Barrier to Entry Lowered
The other bright spot is the impact that arming every Abdul, Omar and Harry will have when and if neighboring countries need to begin stabilization efforts. Having a menu of fractious easy-to-buy groups with pliant warlords makes Saudi, Syrian, Jordanian, Iranian and even tribal involvement easier and cheaper. The free-market/swarm concept of hundreds of regional militias may be exactly the grass roots stability solution we are looking for...or our worst nightmare. The new entreprenurialization of warfare on the streets of Iraq also puts extraordinary pressure on the sclerotic and ponderous Iraqi government to shore up their crumbling power bases. The U.S has effectively spent years centralizing power by disarming and is now rapidly decentralizing that power by arming locals.

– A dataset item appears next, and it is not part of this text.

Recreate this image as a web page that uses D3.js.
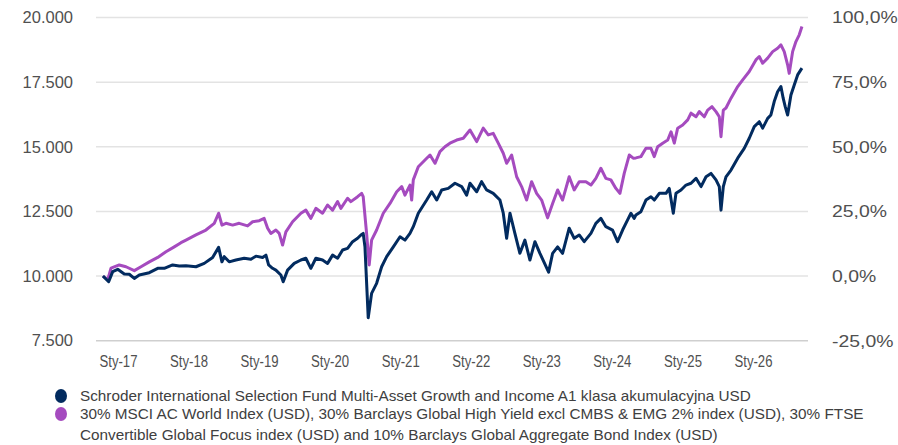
<!DOCTYPE html>
<html><head><meta charset="utf-8">
<script src="https://cdn.jsdelivr.net/npm/d3@7"></script>
<style>
html,body{margin:0;padding:0;background:#fff;}
svg{display:block;font-family:"Liberation Sans",Arial,sans-serif;}
</style></head>
<body><svg id="c" width="898" height="445"></svg>
<script>
// ---- data (decimal years, index values in USD, start = 10 000) ----
const fundT = [2016.787,2016.868,2016.925,2016.996,2017.089,2017.160,2017.231,2017.302,2017.444,2017.563,2017.656,2017.775,2017.869,2017.964,
2018.105,2018.223,2018.342,2018.427,2018.474,2018.507,2018.577,2018.672,2018.790,2018.885,2018.956,
2019.051,2019.098,2019.136,2019.192,2019.239,2019.310,2019.343,2019.405,2019.499,2019.594,2019.664,2019.735,2019.806,2019.901,2019.972,
2020.043,2020.114,2020.185,2020.255,2020.326,2020.397,2020.444,2020.476,2020.501,2020.547,2020.595,2020.666,2020.737,2020.808,2020.902,2020.997,
2021.067,2021.138,2021.185,2021.256,2021.375,2021.446,2021.517,2021.588,2021.681,2021.776,2021.871,2021.942,2021.989,
2022.084,2022.154,2022.225,2022.319,2022.414,2022.461,2022.509,2022.556,2022.626,2022.697,2022.768,2022.839,2022.910,2022.981,
2023.104,2023.161,2023.232,2023.302,2023.396,2023.467,2023.538,2023.609,2023.704,2023.774,2023.845,2023.916,
2024.011,2024.082,2024.153,2024.224,2024.271,2024.317,2024.341,2024.412,2024.483,2024.554,2024.601,2024.672,2024.767,2024.813,2024.870,2024.908,2024.979,
2025.050,2025.121,2025.192,2025.263,2025.334,2025.404,2025.475,2025.522,2025.546,2025.579,2025.617,2025.688,2025.783,2025.876,2025.947,
2026.018,2026.089,2026.137,2026.208,2026.254,2026.301,2026.349,2026.396,2026.428,2026.457,2026.491,2026.538,2026.585,2026.633,2026.694];
const fundV = [10000,9780,10170,10260,10080,10070,9910,10040,10130,10300,10300,10430,10390,10400,
10360,10490,10720,11110,10550,10750,10550,10620,10690,10650,10770,
10720,10810,10430,10300,10230,10040,9780,10230,10490,10620,10690,10300,10690,10620,10490,
10810,10690,11010,11070,11330,11460,11590,11650,11130,8390,9330,9720,10360,10750,11130,11520,
11390,11650,11910,12430,12940,13260,12940,13330,13390,13590,13460,13130,13590,
13260,13650,13330,13200,12940,12430,11460,12430,11650,10880,11390,10620,11330,10880,
10150,10880,11130,10880,11850,11460,11590,11330,11650,12040,12230,11910,
11780,11330,11780,12170,12430,12230,12360,12490,12940,13070,12940,13200,13200,13390,12430,13200,13330,
13520,13590,13780,13460,13840,13970,13720,13460,12550,13460,13840,14100,14560,14940,15330,
15780,15970,15720,16100,16230,16750,17130,17330,16880,16550,16230,17000,17390,17780,18040];

const benchT = [2016.787,2016.854,2016.901,2017.018,2017.113,2017.231,2017.326,2017.444,2017.563,2017.680,2017.798,2017.893,2017.964,
2018.105,2018.247,2018.365,2018.427,2018.474,2018.531,2018.626,2018.719,2018.838,2018.909,
2019.003,2019.073,2019.122,2019.168,2019.239,2019.286,2019.334,2019.381,2019.476,2019.594,2019.664,2019.735,2019.806,2019.901,2019.972,
2020.043,2020.114,2020.160,2020.255,2020.302,2020.397,2020.454,2020.476,2020.524,2020.561,2020.595,2020.666,2020.760,2020.855,2020.950,
2021.021,2021.067,2021.138,2021.162,2021.185,2021.256,2021.351,2021.422,2021.493,2021.563,2021.634,2021.705,2021.800,2021.894,2021.989,
2022.084,2022.177,2022.248,2022.319,2022.390,2022.461,2022.509,2022.580,2022.651,2022.721,2022.792,2022.863,2022.934,
2023.005,2023.090,2023.161,2023.232,2023.302,2023.396,2023.467,2023.538,2023.633,2023.704,2023.774,2023.845,2023.916,2023.987,
2024.058,2024.115,2024.176,2024.247,2024.303,2024.341,2024.412,2024.483,2024.554,2024.601,2024.649,2024.720,2024.791,2024.838,2024.884,2024.932,
2025.003,2025.074,2025.121,2025.192,2025.238,2025.309,2025.357,2025.418,2025.475,2025.522,2025.546,2025.579,2025.617,2025.688,2025.783,2025.854,2025.947,
2026.041,2026.089,2026.137,2026.208,2026.279,2026.349,2026.396,2026.443,2026.491,2026.514,2026.562,2026.609,2026.656,2026.694];
const benchV = [10000,9850,10310,10430,10360,10210,10360,10550,10720,10940,11130,11290,11390,
11590,11780,12040,12430,11970,12040,11970,12040,11940,12100,
12140,12230,11850,11650,11780,11650,11200,11710,12100,12430,12550,12230,12620,12430,12750,
12550,12880,12620,13010,12880,13070,13200,13070,11650,10430,11390,11780,12430,12810,13260,
13460,13130,13520,12940,13720,14230,14490,14680,14360,14810,15000,15140,15260,15330,15650,
15200,15720,15460,15520,15140,14750,14360,14680,13840,13460,12940,13650,13200,
12940,12250,12810,13330,12940,13840,13330,13650,13650,13520,13780,14170,13780,13720,
13390,13200,13970,14680,14560,14570,14620,14940,14940,14620,15000,15140,15260,15580,15140,15720,
15840,16040,16300,16160,16360,16160,16420,16550,16360,16160,15390,16420,16500,16880,17330,17590,17910,
18360,18490,18230,18430,18680,18810,18940,18680,18170,17840,18680,19070,19330,19650];

const leftTicks = [7500, 10000, 12500, 15000, 17500, 20000];
const rightTicks = [-25, 0, 25, 50, 75, 100];
const xTickYears = [2017, 2018, 2019, 2020, 2021, 2022, 2023, 2024, 2025, 2026];
const seriesNames = [
  ["Schroder International Selection Fund Multi-Asset Growth and Income A1 klasa akumulacyjna USD"],
  ["30% MSCI AC World Index (USD), 30% Barclays Global High Yield excl CMBS & EMG 2% index (USD), 30% FTSE",
   "Convertible Global Focus index (USD) and 10% Barclays Global Aggregate Bond Index (USD)"]
];
const colors = ["#022b5f", "#a54bbf"];

// ---- helpers ----
const toDate = t => { const y = Math.floor(t); const a = Date.UTC(y,0,1), b = Date.UTC(y+1,0,1); return new Date(a + (t - y) * (b - a)); };
const pl = d3.formatLocale({decimal: ",", thousands: ".", grouping: [3], currency: ["", ""], minus: "-"});
const fmtLeft = pl.format(",.0f");
const fmtRight = v => pl.format(".1f")(v) + "%";
const stretch = (sel, k) => sel.each(function() {
  const w = this.getComputedTextLength();
  d3.select(this).attr("textLength", w * k).attr("lengthAdjust", "spacingAndGlyphs");
});

const svg = d3.select("#c");
const gridX0 = 96, gridX1 = 808;
const FONT = "Liberation Sans, Arial, sans-serif";
const TXT = "#505050";

const x = d3.scaleUtc().domain([toDate(2017), toDate(2026)]).range([118, 753]);
const y = d3.scaleLinear().domain([7500, 20000]).range([340.7, 17.5]);
const yR = d3.scaleLinear().domain([-25, 100]).range([340.7, 17.5]);

// gridlines
svg.append("g").selectAll("line").data(leftTicks).join("line")
  .attr("x1", gridX0).attr("x2", gridX1)
  .attr("y1", d => y(d)).attr("y2", d => y(d))
  .attr("stroke", (d,i) => i === 0 ? "#cfcfcf" : "#e3e3e3").attr("stroke-width", 1.5);

// left axis
const la = svg.append("g").attr("transform", "translate(73,0)")
  .call(d3.axisLeft(y).tickValues(leftTicks).tickFormat(fmtLeft).tickSize(0).tickPadding(0));
la.select(".domain").remove();
la.selectAll("text").attr("font-size", 16.5).attr("fill", TXT).attr("font-family", FONT);

// right axis
const ra = svg.append("g").attr("transform", "translate(832,0)")
  .call(d3.axisRight(yR).tickValues(rightTicks).tickFormat(fmtRight).tickSize(0).tickPadding(0));
ra.select(".domain").remove();
ra.selectAll("text").attr("font-size", 17).attr("fill", TXT).attr("font-family", FONT).call(stretch, 1.14);

// x axis
const xa = svg.append("g").attr("transform", "translate(0,356)")
  .call(d3.axisBottom(x).tickValues(xTickYears.map(toDate))
    .tickFormat(d => "Sty-" + String(d.getUTCFullYear()).slice(2)).tickSize(0).tickPadding(0));
xa.select(".domain").remove();
xa.selectAll("text").attr("font-size", 16).attr("fill", TXT).attr("font-family", FONT).call(stretch, 0.82);

// lines
const line = d3.line().x(d => x(d[0])).y(d => y(d[1])).curve(d3.curveLinear);
const fundData = fundT.map((t,i) => [toDate(t), fundV[i]]);
const benchData = benchT.map((t,i) => [toDate(t), benchV[i]]);
svg.append("path").datum(benchData).attr("d", line).attr("fill", "none")
  .attr("stroke", colors[1]).attr("stroke-width", 3).attr("stroke-linejoin", "round");
svg.append("path").datum(fundData).attr("d", line).attr("fill", "none")
  .attr("stroke", colors[0]).attr("stroke-width", 3).attr("stroke-linejoin", "round");

// legend
const lg = svg.append("g");
const legendRows = [396, 414];
seriesNames.forEach((lines, i) => {
  lg.append("ellipse").attr("cx", 61).attr("cy", legendRows[i]).attr("rx", 6).attr("ry", 7).attr("fill", colors[i]);
  lines.forEach((s, j) => {
    lg.append("text").attr("x", 80).attr("y", legendRows[i] + j * 20.5).attr("dy", "0.35em")
      .attr("font-size", 14.5).attr("fill", "#404040").attr("font-family", FONT).text(s)
      .call(stretch, 1.055);
  });
});
</script></body></html>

This new energy coupled with the diplomatic overtures being made by a once stone-faced administration means that the ball is being moved in the right direction and the Hail Mary move may be the one the administration was praying for and the Iraqis fear the most. Finally Special Forces teams are now shifting from being Big Army's 3am door knockers to doing what they do best.
Oh and the guy with the rope around his neck? The SF team was able to convince the “G” chief that it would be in his interest not to hang him... if we wanted the continuing support of Uncle Sam. After all money does talk.
For now let's keep cheering while the ball is still in play.